De soslaio, Maria Aldina dirige à mãe um olhar distante que vai buscar à sua infância mais profunda. Entre as duas, o mundo dos afectos agitou-se sempre frio na turbulência dos dias.
Porém, os últimos anos amaciaram os azedumes. O silêncio da mãe calou a revolta, e do grito fez-se um mudo apaziguamento.
Alzira entrara no labirinto do tempo. Primeiro, as mãos quedaram-se repetidamente trémulas, suspensas no ar, tornando penosa a tentativa de vê-la retomar, com lento vagar, a tarefa de entrelaçar a empreita da alcofa inacabada. Uma arte que exibia com orgulho e mestria.
Depois, o olhar começou por travar-se-lhe fixo no abstrato de coisa nenhuma. E atirava palavras pontiagudas agressivamente pesadas como pedras. De vez em quando sorria. – “Vá lá saber-se de quê!” – perguntava-se a si mesma, Maria Aldina, abanando ao de leve a cabeça. Resignada. Como quem nada pode fazer.
A seu lado, Alfredo, companheiro de uma vida, escondido por detrás de uma ausência mais aparente do que desatenta, ia anotando os pequenos gestos que sinalizavam a fuga de Alzira para o mundo onde mora o esquecimento. Não raras vezes, vindos dela, chegavam-lhe como sinos fúnebres, os sons de palavras trocadas: das terras, das pessoas, das coisas, dos sítios ou dos lugares onde criou raízes e abraçou amores. O seu nome e o dos filhos. Tudo começava a morrer nela. Com ela. Inexoravelmente.
Alfredo já perdera a conta aos amigos que o precederam nestes silêncios prolongados.

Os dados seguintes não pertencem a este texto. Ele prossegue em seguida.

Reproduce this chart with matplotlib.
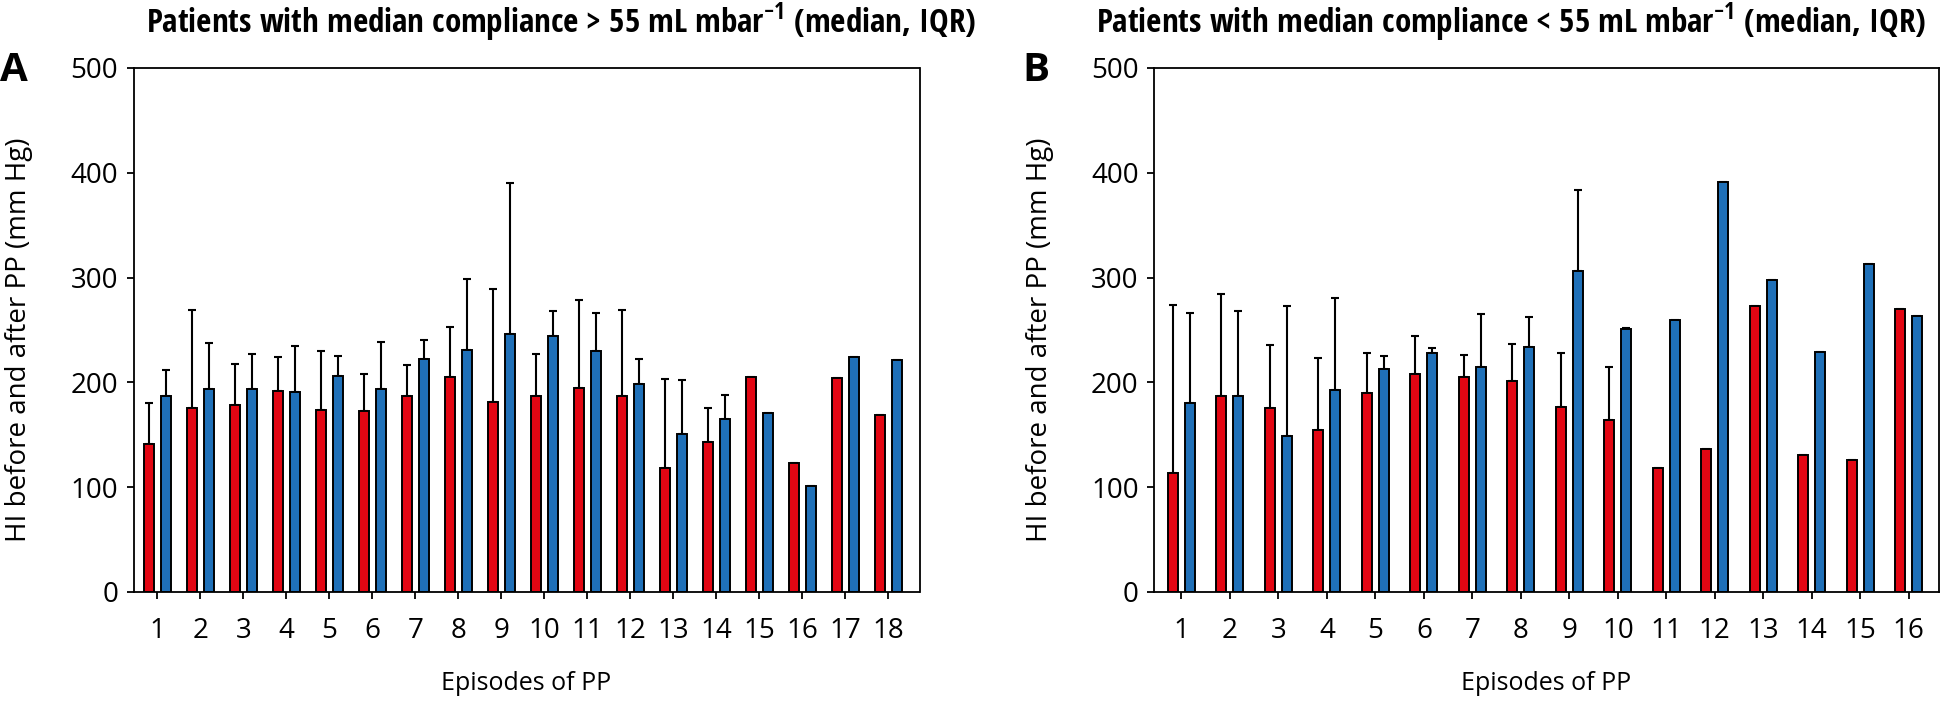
import numpy as np
import matplotlib
matplotlib.use("Agg")
import matplotlib.pyplot as plt
from matplotlib import font_manager

# ---- data ----
nan = np.nan
episodes_a = [str(i) for i in range(1, 19)]
before_a = [141, 176, 178, 192, 174, 173, 187, 205, 181, 187, 195, 187, 118, 143, 205, 123, 204, 169]
before_a_q3 = [180, 269, 218, 224, 230, 208, 217, 253, 289, 227, 279, 269, 203, 176, nan, nan, nan, nan]
after_a = [187, 194, 194, 191, 206, 194, 222, 231, 246, 244, 230, 198, 151, 165, 171, 101, 224, 221]
after_a_q3 = [212, 238, 227, 235, 225, 239, 240, 299, 390, 268, 266, 222, 202, 188, nan, nan, nan, nan]

episodes_b = [str(i) for i in range(1, 17)]
before_b = [114, 187, 176, 155, 190, 208, 205, 201, 177, 164, 118, 136, 273, 131, 126, 270]
before_b_q3 = [274, 284, 236, 223, 228, 244, 226, 237, 228, 215, nan, nan, nan, nan, nan, nan]
after_b = [180, 187, 149, 193, 213, 228, 215, 234, 306, 251, 260, 391, 298, 229, 313, 263]
after_b_q3 = [266, 268, 273, 281, 225, 233, 265, 262, 384, 252, nan, nan, nan, nan, nan, nan]

RED = "#E30613"
BLUE = "#1F70B8"

# ---- fonts ----
names = {f.name for f in font_manager.fontManager.ttflist}
base = "Open Sans" if "Open Sans" in names else "DejaVu Sans"
title_font = base
for cand in ["Liberation Sans Narrow", "Open Sans Condensed", "Roboto Condensed", "Roboto"]:
    if cand in names:
        title_font = cand
        break

plt.rcParams["font.family"] = [base, "DejaVu Sans"]
plt.rcParams["mathtext.fontset"] = "custom"
plt.rcParams["mathtext.rm"] = title_font
plt.rcParams["mathtext.bf"] = title_font + ":bold"

W, H = 1943, 702
fig = plt.figure(figsize=(W / 100, H / 100), dpi=100)
axA = fig.add_axes([133.5 / W, 110 / H, 786 / W, 524 / H])
axB = fig.add_axes([1154 / W, 110 / H, 785 / W, 524 / H])


def panel(ax, cats, before, before_q3, after, after_q3, off, width, xlim):
    n = len(cats)
    x = np.arange(1, n + 1)
    ekw = dict(ecolor="black", elinewidth=1.5, capsize=2.6, capthick=1.5, zorder=1)
    for vals, q3, sign, col in [(before, before_q3, -1, RED), (after, after_q3, 1, BLUE)]:
        vals = np.array(vals, float)
        err = np.array(q3, float) - vals
        ax.bar(x + sign * off, vals, width, color=col, edgecolor="black",
               linewidth=1.4, yerr=[np.zeros(n), err], error_kw=ekw, zorder=2)
    ax.set_xlim(*xlim)
    ax.set_ylim(0, 500)
    ax.set_xticks(x)
    ax.set_xticklabels(cats)
    ax.set_yticks(range(0, 501, 100))
    ax.tick_params(axis="both", direction="out", length=5, width=1.3, labelsize=20, colors="black")
    ax.tick_params(axis="x", pad=13)
    ax.tick_params(axis="y", pad=6)
    for s in ax.spines.values():
        s.set_linewidth(1.3)
    ax.set_ylabel("HI before and after PP (mm Hg)", fontsize=18)
    ax.yaxis.set_label_coords(-0.128, 0.481)
    ax.set_xlabel("Episodes of PP", fontsize=18)
    ax.xaxis.set_label_coords(0.5, -0.15)


panel(axA, episodes_a, before_a, before_a_q3, after_a, after_a_q3, 0.194, 0.235, (0.442, 18.726))
panel(axB, episodes_b, before_b, before_b_q3, after_b, after_b_q3, 0.175, 0.206, (0.433, 16.625))

# panel letters
fig.text(0 / W, 1 - 51 / H, "A", fontsize=29, fontweight="bold", ha="left", va="top")
fig.text(1022 / W, 1 - 51 / H, "B", fontsize=29, fontweight="bold", ha="left", va="top")

# titles, sized to the reference width
titles = [
    (561, r"Patients with median compliance > 55 mL mbar$^{\mathbf{-1}}$ (median, IQR)"),
    (1511, r"Patients with median compliance < 55 mL mbar$^{\mathbf{-1}}$ (median, IQR)"),
]
for cx, txt in titles:
    t = fig.text(cx / W, 1 - 22 / H, txt, fontsize=21, fontweight="bold",
                 family=[title_font, "DejaVu Sans"], ha="center", va="center")
    fig.canvas.draw()
    w = t.get_window_extent().width
    t.set_fontsize(21 * 830 / w)

# y labels sized to the reference length (about 411 px)
fig.canvas.draw()
for ax in (axA, axB):
    lab = ax.yaxis.label
    h = lab.get_window_extent().height
    lab.set_fontsize(18 * 405 / h)

fig.savefig("out.png", dpi=100)
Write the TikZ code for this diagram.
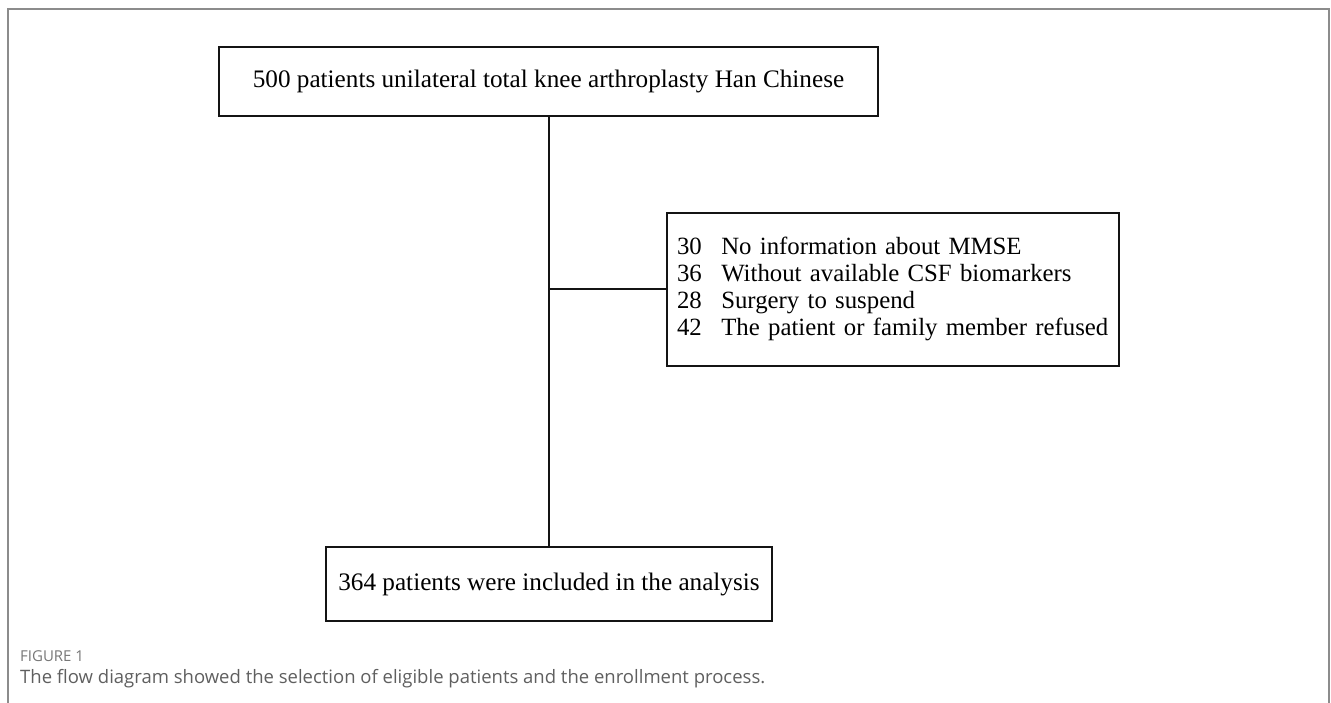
\documentclass[tikz,border=0pt]{standalone}
\usepackage{fontspec}
\usepackage{xcolor}
\usetikzlibrary{positioning}
\setmainfont{Liberation Serif}
\newfontfamily\capfont{Open Sans}
\definecolor{flowLine}{RGB}{20,20,20}
\definecolor{frameGray}{RGB}{140,140,140}
\definecolor{capGray}{RGB}{95,95,95}

\begin{document}
\begin{tikzpicture}[
    x=1pt, y=-1pt,
    box/.style={draw=flowLine, line width=2pt, inner sep=0pt, align=center, font=\fontsize{25.2}{27}\selectfont},
    exclbox/.style={draw=flowLine, line width=2pt, inner xsep=10pt, inner ysep=0pt, text width=432pt, align=left, font=\fontsize{24.8}{27}\selectfont},
    link/.style={draw=flowLine, line width=2pt},
    figlabel/.style={font=\capfont\fontsize{15}{17}\selectfont, text=capGray!85, inner sep=0pt},
    figtext/.style={font=\capfont\fontsize{18.5}{21}\selectfont, text=capGray, inner sep=0pt}
]
    \useasboundingbox (0,0) rectangle (1331,703);
    \draw[frameGray, line width=1.2pt] (8,703) -- (8,9) -- (1329,9) -- (1329,703);

    \node[box, minimum width=659pt, minimum height=69pt] (cohort) at (548.5,81.5)
        {500 patients unilateral total knee arthroplasty Han Chinese};
    \node[exclbox, minimum width=452pt, minimum height=153pt] (excluded) at (893,289.5)
        {\begin{tabular}{@{}l@{\hspace{19.5pt}}l@{}}
            30 & No information about MMSE\\
            36 & Without available CSF biomarkers\\
            28 & Surgery to suspend\\
            42 & The patient or family member refused
         \end{tabular}};
    \node[box, minimum width=446pt, minimum height=74pt] (included) at (549,584)
        {364 patients were included in the analysis};
    \coordinate (split) at (cohort.south |- excluded.west);

    \draw[link] (cohort.south) -- (cohort.south |- included.north);
    \draw[link] (split) -- (excluded.west);

    \node[figlabel, anchor=base west] (figno) at (20,661) {FIGURE 1};
    \node[figtext, anchor=base west] (figcap) at (20,683)
        {The flow diagram showed the selection of eligible patients and the enrollment process.};
\end{tikzpicture}
\end{document}
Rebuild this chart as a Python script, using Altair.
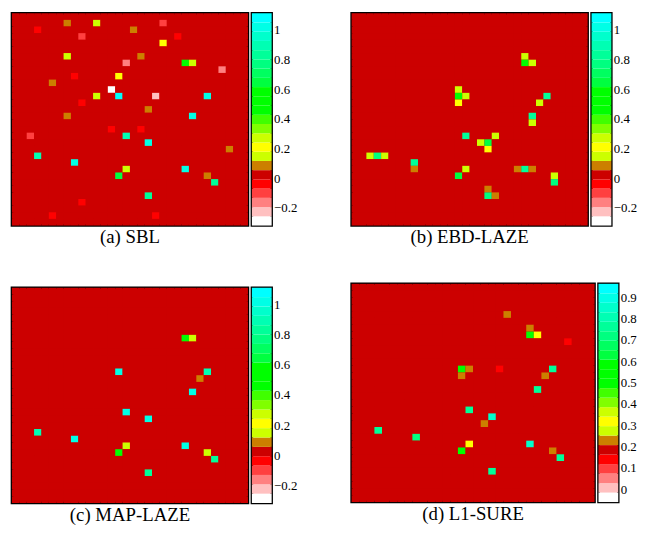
import altair as alt
import pandas as pd

N = 32  # grid size (rows x cols)

# discrete colormap, bottom (lowest) to top (highest)
COLORS = [
    "#ffffff", "#ffc0c0", "#ff8080", "#ff4040", "#ff0000", "#cc0000",
    "#cc7f00", "#ccff00", "#ffff00", "#ccff00", "#80ff00", "#40ff00",
    "#00ff00", "#00ff00", "#00ff00", "#00ff40", "#00ff60", "#00ff80",
    "#00ff99", "#00ffb3", "#00ffcc", "#00ffe6", "#00ffff",
]

# colour ranges of the colour bars
ABC_MIN, ABC_MAX = -0.318, 1.113
D_MIN, D_MAX = -0.059, 0.962
ABC_TICKS = [-0.2, 0, 0.2, 0.4, 0.6, 0.8, 1]
D_TICKS = [0, 0.1, 0.2, 0.3, 0.4, 0.5, 0.6, 0.7, 0.8, 0.9]
ABC_BG = 0.0
D_BG = 0.19
CBAR_W = 20

# (a) SBL
SBL_ROW = [1, 1, 1, 2, 2, 3, 3, 4, 6, 6, 7, 7, 7, 8, 9, 9, 10, 11, 12, 12, 12, 12,
           13, 14, 15, 15, 17, 17, 18, 18, 19, 20, 21, 22, 23, 23, 24, 24, 25, 27, 28, 30, 30]
SBL_COL = [7, 11, 20, 3, 16, 9, 22, 20, 7, 17, 15, 23, 24, 28, 8, 14, 5, 13, 11, 14, 19, 26,
           9, 18, 7, 24, 13, 17, 2, 15, 18, 29, 3, 8, 15, 23, 14, 26, 27, 18, 9, 5, 19]
SBL_VAL = [0.086, 0.15, -0.10, -0.04, 0.086, -0.10, -0.04, 0.21, 0.15, 0.086, -0.16, 0.60, 0.15,
           -0.16, -0.04, 0.21, 0.086, -0.29, 0.15, 1.08, -0.22, 1.02, -0.04, 0.086, 0.086, 1.05,
           -0.04, -0.04, -0.10, 0.92, 1.05, 0.086, 0.92, 1.00, 0.15, 1.05, 0.62, 0.086, 0.83,
           0.83, -0.04, -0.04, -0.04]

# (b) EBD-LAZE
EBD_ROW = [6, 7, 7, 11, 12, 12, 13, 12, 13, 15, 16, 18, 18, 19, 19, 20, 21, 21, 21, 22,
           23, 23, 24, 23, 23, 23, 24, 25, 26, 27, 27]
EBD_COL = [23, 23, 24, 14, 14, 15, 14, 26, 25, 24, 24, 15, 19, 17, 18, 18, 2, 3, 4, 8,
           8, 15, 14, 22, 23, 24, 27, 27, 18, 18, 19]
EBD_VAL = [0.15, 0.52, 0.15, 0.15, 0.52, 0.15, 0.21, 0.83, 0.15, 0.83, 0.15, 0.83, 0.15,
           0.15, 0.62, 0.21, 0.15, 0.77, 0.15, 0.83, 0.086, 0.15, 0.62, 0.086, 0.83, 0.086,
           0.15, 0.77, 0.086, 0.77, 0.086]

# (c) MAP-LAZE
MAP_ROW = [7, 7, 12, 12, 13, 15, 18, 19, 21, 22, 23, 23, 24, 24, 25, 27]
MAP_COL = [23, 24, 14, 26, 25, 24, 15, 18, 3, 8, 15, 23, 14, 26, 27, 18]
MAP_VAL = [0.60, 0.15, 1.05, 0.90, 0.086, 1.05, 1.00, 1.05, 0.90, 1.00, 0.15, 1.00, 0.60,
           0.15, 0.83, 0.83]

# (d) L1-SURE
L1_ROW = [4, 6, 7, 7, 8, 12, 12, 13, 12, 12, 13, 15, 18, 19, 20, 21, 22, 23, 24, 23, 24, 25, 27]
L1_COL = [20, 23, 23, 24, 28, 14, 15, 14, 19, 26, 25, 24, 15, 18, 17, 3, 8, 15, 14, 23, 26, 27, 18]
L1_VAL = [0.23, 0.23, 0.54, 0.32, 0.14, 0.54, 0.23, 0.23, 0.14, 0.76, 0.23, 0.76, 0.76, 0.87,
          0.23, 0.76, 0.72, 0.32, 0.60, 0.87, 0.23, 0.76, 0.76]

SERIF = "Times New Roman, Liberation Serif, serif"


def grid_df(rows, cols, vals, bg):
    cells = {(r, c): bg for r in range(N) for c in range(N)}
    for r, c, v in zip(rows, cols, vals):
        cells[(r, c)] = v
    return pd.DataFrame([{"row": r, "col": c, "value": v} for (r, c), v in cells.items()])


def cscale(lo, hi):
    return alt.Scale(type="quantize", domain=[lo, hi], range=COLORS, nice=False, zero=False)


def heat(df, lo, hi, title, w, h):
    return alt.Chart(df).mark_rect().encode(
        x=alt.X("col:O", axis=None, scale=alt.Scale(paddingInner=0, paddingOuter=0)),
        y=alt.Y("row:O", axis=None, scale=alt.Scale(paddingInner=0, paddingOuter=0)),
        color=alt.Color("value:Q", scale=cscale(lo, hi), legend=None),
    ).properties(
        width=w, height=h,
        view=alt.ViewBackground(fill="#cc0000", stroke="black", strokeWidth=2.6),
        title=alt.TitleParams(title, orient="bottom", anchor="middle", offset=3,
                              font=SERIF, fontSize=19, fontWeight="normal", color="black"),
    )


def cbar(lo, hi, ticks, h):
    n = len(COLORS)
    step = (hi - lo) / n
    bands = pd.DataFrame({"lo": [lo + i * step for i in range(n)],
                          "hi": [lo + (i + 1) * step for i in range(n)]})
    bands["mid"] = (bands["lo"] + bands["hi"]) / 2
    ysc = alt.Scale(domain=[lo, hi], nice=False, zero=False)
    return alt.Chart(bands).mark_rect().encode(
        y=alt.Y("lo:Q", scale=ysc, axis=alt.Axis(
            orient="right", values=ticks, format="~g", tickSize=2, offset=-2, labelPadding=2,
            domain=False, grid=False, title=None, tickColor="black", tickWidth=1,
            labelFont=SERIF, labelFontSize=13, labelColor="black")),
        y2="hi:Q",
        color=alt.Color("mid:Q", scale=cscale(lo, hi), legend=None),
    ).properties(
        width=CBAR_W, height=h,
        view=alt.ViewBackground(stroke="black", strokeWidth=2.6))


def panel(rows, cols, vals, bg, lo, hi, ticks, title, w, h):
    return alt.hconcat(
        heat(grid_df(rows, cols, vals, bg), lo, hi, title, w, h),
        cbar(lo, hi, ticks, h),
        spacing=0,
    ).resolve_scale(color="independent")


pa = panel(SBL_ROW, SBL_COL, SBL_VAL, ABC_BG, ABC_MIN, ABC_MAX, ABC_TICKS, "(a) SBL", 239, 215)
pb = panel(EBD_ROW, EBD_COL, EBD_VAL, ABC_BG, ABC_MIN, ABC_MAX, ABC_TICKS, "(b) EBD-LAZE", 239, 215)
pc = panel(MAP_ROW, MAP_COL, MAP_VAL, ABC_BG, ABC_MIN, ABC_MAX, ABC_TICKS, "(c) MAP-LAZE", 239, 218)
pd_ = panel(L1_ROW, L1_COL, L1_VAL, D_BG, D_MIN, D_MAX, D_TICKS, "(d) L1-SURE", 246, 221)

left_col = alt.vconcat(pa, pc, spacing=37).resolve_scale(color="independent")
right_col = alt.vconcat(pb, pd_, spacing=33).resolve_scale(color="independent")

chart = alt.hconcat(left_col, right_col, spacing=52).resolve_scale(
    color="independent"
).properties(
    padding={"left": 2, "top": 0, "right": 0, "bottom": 0}
).configure(background="white")

chart.save("out.html", embed_options={"renderer": "svg", "actions": False})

Sem um aceno de despedida ou um adeus de até logo. Sabe como isto vai terminar. Mas não sabe quando. Nem se ocorrerá antes dele.
Para Maria Aldina, que nunca foi de sorrisos meninos, a situação da mãe veio avivar-lhe costuras de feridas antigas. E este drama dentro de portas, torna cada vez mais difícil prolongar no tempo, o confinamento que se arrasta pesado como grilhetas amarradas aos seus pés.
São tempos de chumbo, estes. Que gritam e reclamam, em silêncio envergonhado, pela libertação dos dias pardos e prolongadamente tristes.
Alzira e Maria Aldina, são duas almas reflexas das sombras que as habitam. E que pairam no ar, se projectam nas paredes de toda a casa e da vida fora dela. E nos que nela partilham a dor e a ausência.
Alzira, fechada dentro de si, vive na dimensão de um tempo sem tempo e sem lugar. Maria Aldina, na tentativa vã de suavisar a amargura e a cinza dos dias, tenta refúgio na ilusão de um voo errante das borboletas que atraídas pelas luzes do crespúsculo, queimam as asas no frenesim efémero de tanta embriaguês. E sonâmbulas tombam de um sono feito de pesadelos.
Percebe-se então que a vida, afinal, é um breve instante no aquário do tempo. Um leve pensamento suspenso em balões coloridos por fora, mas cheios apenas de ar por dentro. Um sopro a mais e tudo explode em pedaços de nada. Na solidão dos restos.
Pedro Saraiva
Caçadores de Histórias
O texto de Pedro Saraiva convoca-nos para algumas reflexões tendo em conta o aumento da esperança média de vida das populações:
1). O papel das sociedades modernas no envelhecimento da população;
2). As doenças e a solidão na velhice e a falta de resposta das instituições e do estado;
3). Os reflexos desta problemática no ambiente interpessoal e nas relações familiares;
4). Os dilemas éticos para soluções que começam a ocupar a agenda do debate público. R.S.